Olden’s big 11 features 21-inch inside spread
When he was just 14, Nicholas Olden thought he might have taken the buck of a lifetime when he downed a big chocolate-horned 8-point that measured 133 inches.
Only three years later, he proved himself wrong. Now 17 and a senior at South Terrebonne High School, Olden upped the ante on Oct. 20 when he shot an amazing 11-pointer up in Grant Parish that pushed the tape to more than 176 inches.
His family’s hunting club there is more than 200 miles from his home in Bourg — but it’s obviously worth the trip.
“We have a campground up there and we, along with other club members, have campers set up where we stay when we make the trip north,” he said.

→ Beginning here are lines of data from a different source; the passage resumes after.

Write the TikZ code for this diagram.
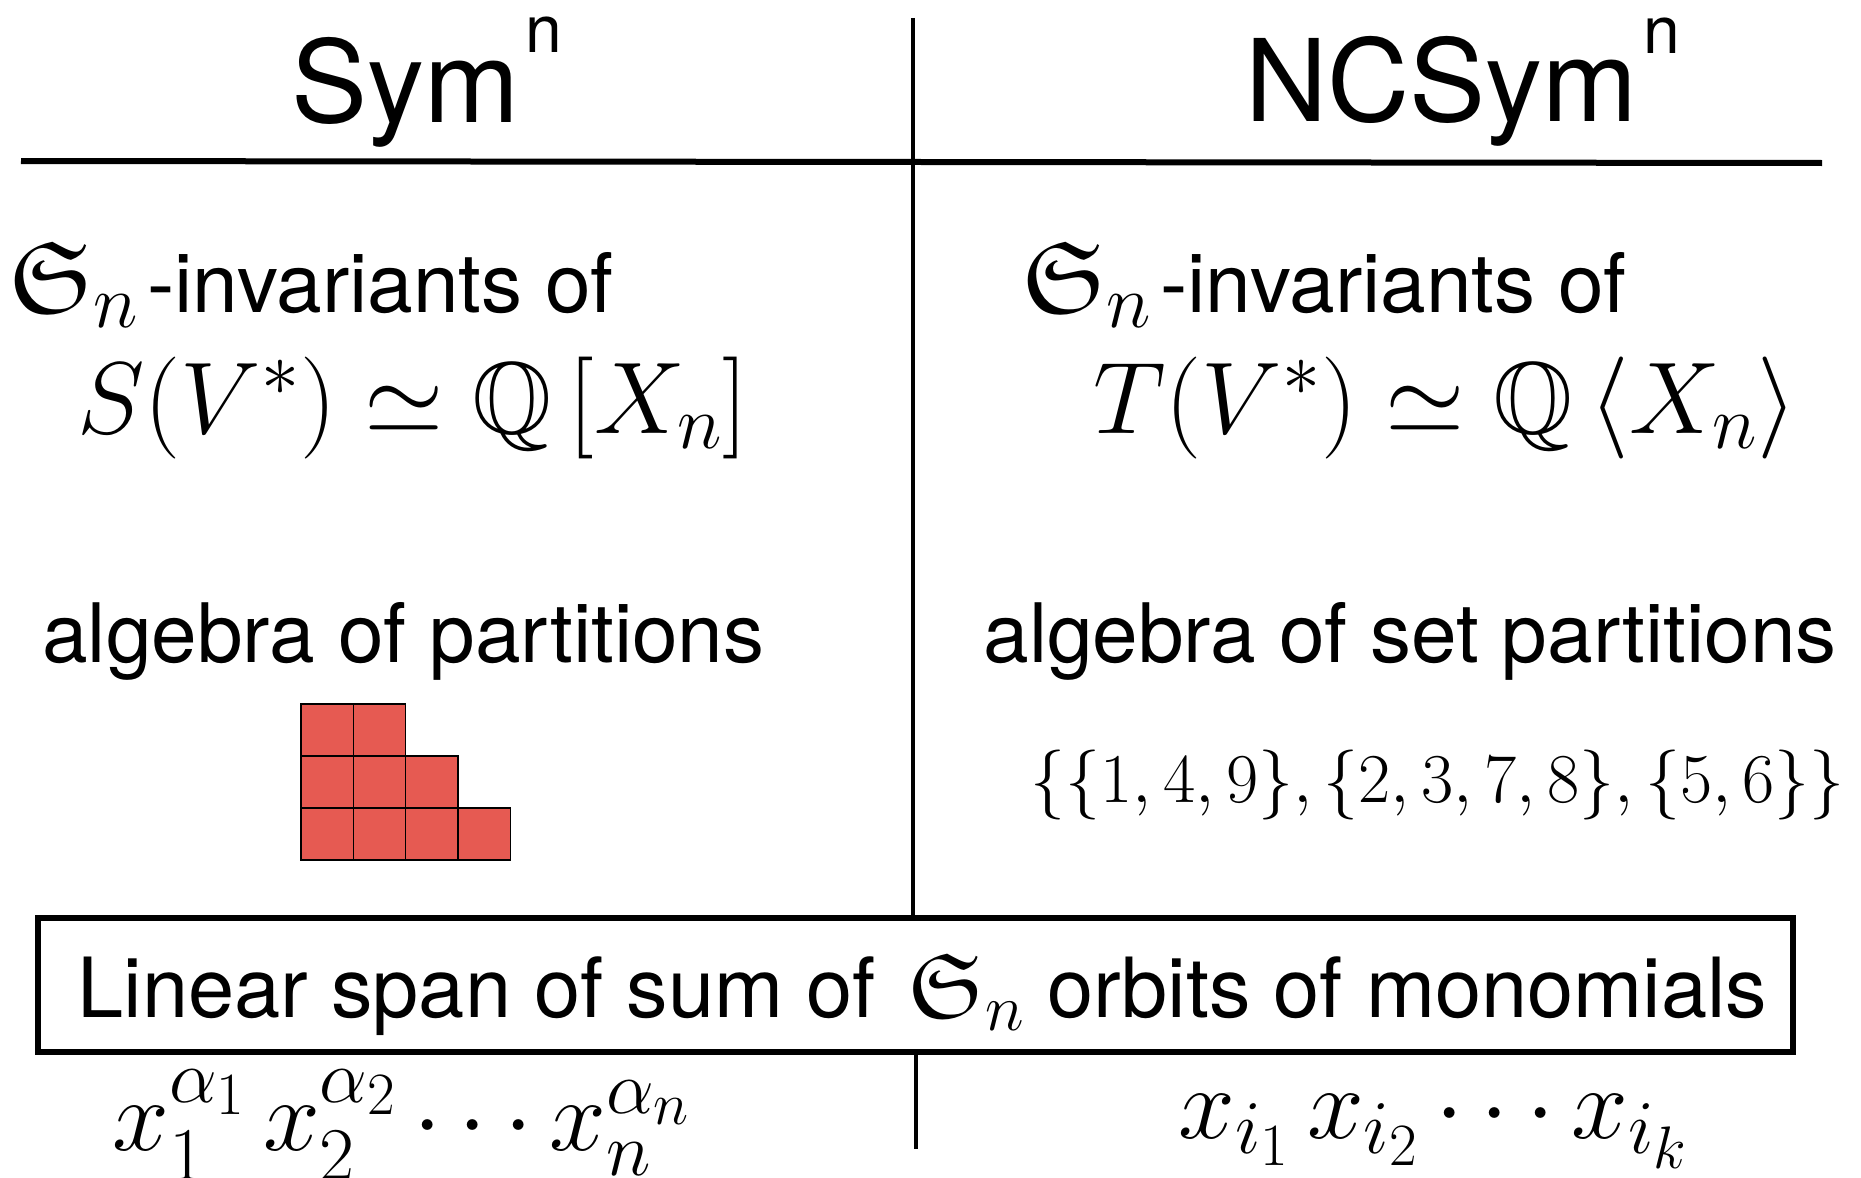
\RequirePackage{fix-cm}
\documentclass[tikz,border=0pt]{standalone}
\usepackage{amssymb}
\usepackage{fontspec}
\newfontfamily\helv{TeX Gyre Heros}
\usetikzlibrary{positioning}
\DeclareMathSizes{51}{51}{38}{30}
\DeclareMathSizes{46}{46}{33}{25}
\definecolor{youngred}{HTML}{E65A52}
\newcommand{\bigmath}{\fontsize{51pt}{54pt}\selectfont}
\newcommand{\boxmath}{\fontsize{46pt}{50pt}\selectfont}
\tikzset{
  headtext/.style={anchor=base west, inner sep=0pt,
    font=\helv\fontsize{57pt}{60pt}\selectfont},
  bodytext/.style={anchor=base west, inner sep=0pt,
    font=\helv\fontsize{41pt}{44pt}\selectfont},
  mathtext/.style={anchor=base west, inner sep=0pt, font=\bigmath},
  settext/.style={anchor=base west, inner sep=0pt,
    font=\fontsize{35pt}{38pt}\selectfont},
  cellbox/.style={draw=black, fill=youngred, line width=0.6pt},
  spanbox/.style={rectangle, draw=black, line width=3pt, inner sep=0pt,
    minimum width=877.5pt, minimum height=67pt,
    text height=32pt, text depth=0pt,
    font=\helv\fontsize{41.5pt}{44pt}\selectfont},
  rulebar/.style={line width=3pt},
  divider/.style={line width=2.2pt},
}
\begin{document}
\begin{tikzpicture}[x=0.5pt, y=-0.5pt]
  \useasboundingbox (0,0) rectangle (1861,1177);

  % Headings
  \node[headtext] (sym) at (291,122) {Sym\hspace{3pt}\raisebox{35pt}{\fontsize{33pt}{36pt}\selectfont n}};
  \node[headtext] (ncsym) at (1245,121) {NCSym\hspace{3pt}\raisebox{34pt}{\fontsize{33pt}{36pt}\selectfont n}};

  % Rules
  \coordinate (hleft) at (21,161);
  \coordinate (hright) at (1822,163);
  \draw[rulebar] (hleft) -- (hright);

  % Commutative side
  \node[bodytext] (invleft) at (9,312) {{\bigmath$\mathfrak{S}_n$}\hspace{4pt}-invariants of};
  \node[mathtext] (symalg) at (77,433) {$S(V^*)\simeq\mathbb{Q}\,[X_n]$};
  \node[bodytext] (algleft) at (42,662) {algebra of partitions};
  \foreach \r/\cnt in {0/2,1/3,2/4}
    \foreach \c in {1,...,\cnt}
      \draw[cellbox] ({301+(\c-1)*52.3},{704+\r*52}) rectangle +(52.3,52);

  % Noncommutative side
  \node[bodytext] (invright) at (1022,312) {{\bigmath$\mathfrak{S}_n$}\hspace{4pt}-invariants of};
  \node[mathtext] (tensalg) at (1093,433) {$T(V^*)\simeq\mathbb{Q}\,\langle X_n\rangle$};
  \node[bodytext] (algright) at (983,662) {algebra of set partitions};
  \node[settext] (setpart) at (1030,802) {$\{\{1,4,9\},\{2,3,7,8\},\{5,6\}\}$};

  % Common basis
  \node[spanbox] (span) at (915.5,985) {\hspace{7pt}Linear span of sum of \hspace{5pt}{\boxmath$\mathfrak{S}_n$} orbits of monomials};
  \node[mathtext] (monoleft) at (112,1150) {$x_1^{\alpha_1}\,x_2^{\alpha_2}\cdots x_n^{\alpha_n}$};
  \node[mathtext] (monoright) at (1178,1138) {$x_{i_1}\,x_{i_2}\cdots x_{i_k}$};

  \coordinate (vtop) at (913,18);
  \coordinate (vbot) at (916,1149);
  \draw[divider] (vtop) -- (vtop |- span.north);
  \draw[divider] (vbot |- span.south) -- (vbot);
\end{tikzpicture}
\end{document}
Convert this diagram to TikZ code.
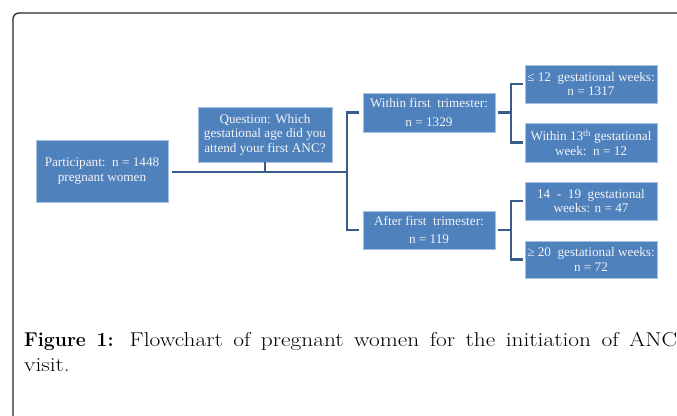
\documentclass[tikz,border=0pt]{standalone}
\usepackage{fontspec}
\newfontfamily\boxfont{Liberation Serif}
\newfontfamily\capfont[FakeStretch=1.17, BoldFeatures={FakeStretch=0.97}]{Latin Modern Roman}
\definecolor{boxblue}{HTML}{4F81BD}
\definecolor{boxedge}{HTML}{A7C0DE}
\definecolor{linkblue}{HTML}{385D8A}
\definecolor{boxtext}{HTML}{F4F4F4}
\tikzset{
  flowbox/.style={rectangle, fill=boxblue, draw=boxedge, line width=0.6pt,
    minimum width=132pt, inner sep=1pt, align=center, text=boxtext,
    font=\boxfont\fontsize{13.2}{14.5}\selectfont},
  link/.style={draw=linkblue, line width=2.3pt},
  frame/.style={draw=black!85, line width=1.3pt, rounded corners=6pt}
}
\begin{document}
\begin{tikzpicture}[x=1pt,y=-1pt]
\useasboundingbox (0,0) rectangle (677,415);
\clip (0,0) rectangle (677,415);
\fill[white] (0,0) rectangle (677,415);
\draw[frame] (13,440) -- (13,13) -- (700,13);

\node[flowbox, minimum height=62pt] (part) at (102,171) {Participant:\ \ n = 1448\\pregnant women};
\node[flowbox, minimum width=134pt, minimum height=55pt] (quest) at (265,134.5) {Question: Which\\gestational age did you\\attend your first ANC?};
\node[flowbox, minimum height=39pt] (within) at (429,112.5) {Within first\ \ trimester:\\[4pt]n = 1329};
\node[flowbox, minimum height=38pt] (after) at (429,230) {After first\ \ trimester:\\[4pt]n = 119};
\node[flowbox, minimum height=38pt] (le12) at (591,84) {≤ 12\ \ gestational weeks:\\n = 1317};
\node[flowbox, minimum height=39pt] (w13) at (591,142.5) {Within 13\textsuperscript{th} gestational\\week:\ \ n = 12};
\node[flowbox, minimum height=38pt] (b1419) at (591,201) {14\ \ -\ \ 19\ \ gestational\\weeks: n = 47};
\node[flowbox, minimum height=37pt] (ge20) at (591,259.5) {≥ 20\ \ gestational weeks:\\n = 72};

\coordinate (j1) at (347,172);
\coordinate (j2) at (511,0);

% participant to main bracket
\draw[link] ([xshift=4pt]part.east |- j1) -- (j1);
\draw[link] (quest.south) -- (quest.south |- j1);
\draw[link] ([xshift=-4pt]within.west) -- (within.west -| j1) -- (after.west -| j1) -- ([xshift=-4pt]after.west);

% right brackets
\draw[link] ([xshift=3pt]within.east) -- (within.east -| j2);
\draw[link] ([xshift=-2pt]le12.west) -- (le12.west -| j2) -- (w13.west -| j2) -- ([xshift=-2pt]w13.west);
\draw[link] ([xshift=3pt]after.east) -- (after.east -| j2);
\draw[link] ([xshift=-2pt]b1419.west) -- (b1419.west -| j2) -- (ge20.west -| j2) -- ([xshift=-2pt]ge20.west);

% caption
\node[anchor=base west, inner sep=0pt, font=\capfont\fontsize{20}{25}\selectfont] (cap1) at (24,346)
  {\makebox[653pt][s]{\textbf{Figure 1:} Flowchart of pregnant women for the initiation of ANC}};
\node[anchor=base west, inner sep=0pt, font=\capfont\fontsize{20}{25}\selectfont] (cap2) at (24,371) {visit.};
\end{tikzpicture}
\end{document}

There was one particular buck on the lease that had shown up on trail cameras in velvet a long way from where the Olden’s had their stands. The big deer had never been seen or photographed within a mile of their hunting locations, but that all changed on opening day of primitive firearms season when Olden and the monster buck had a surprise encounter.
“We got up long before dawn on that day and got to our stands. I had already taken a really good buck three years ago, an 8-point that was measured at 133 inches,” he said. “I had no real expectations of beating that one, and I was content to see what might step out, never thinking it could be something this big.”
As he sat in his stand exchanging text messages with his family members, he was a bit discouraged because they all were reporting seeing deer — but Olden hadn’t caught a glimpse of a single one.
“To get to my box stand, I walk in on an old road that is to the left of my stand; I have another lane out front. About 9:20 that morning, I checked the lane out front at first and then looked down the lane to the left. I was shocked to see this really big buck step out into the lane at about 90 yards,” he said. “He got the middle of the lane where I had walked in, stopped and looked directly at my stand. I assume he had smelled me and was about to take off.”
But as the deer stepped into the lane, Olden was able to get his .35 Whelen out the window — and when the deer stopped quartering slightly toward him, he was ready. He fired and the deer fell — but then took off.
“I thought I heard him crash but couldn’t be sure. I was shaking so hard it was difficult to text my dad,” Olden said. “ I told him what had just happened and he said to wait in his stand until he could get there. It was probably an hour before he came — the longest hour I ever spent in my life.”
When his dad got there, they walked down to where the buck was standing and found a lot of blood, indicating a good hit.
“It was no trouble following the blood trail; there were no little drops but plenty of blood to follow. We got about 50 yards from where the deer left the lane, I looked up and there was a little bush and next to it, all I saw was horns,” Olden said. “I had never seen anything like that in my life.”
Walking up to the buck, Olden counted 11 points on the massive rack, which had a 21-inch inside spread with long main beams and heavy mass. On scales back at the camp, the big deer weighed-in at 220 pounds, and was green-scored at just more than 176 inches of bone.
“Everybody told me that if I kept shooting big bucks, I’d soon learn that they don’t get much bigger than this,” Olden said.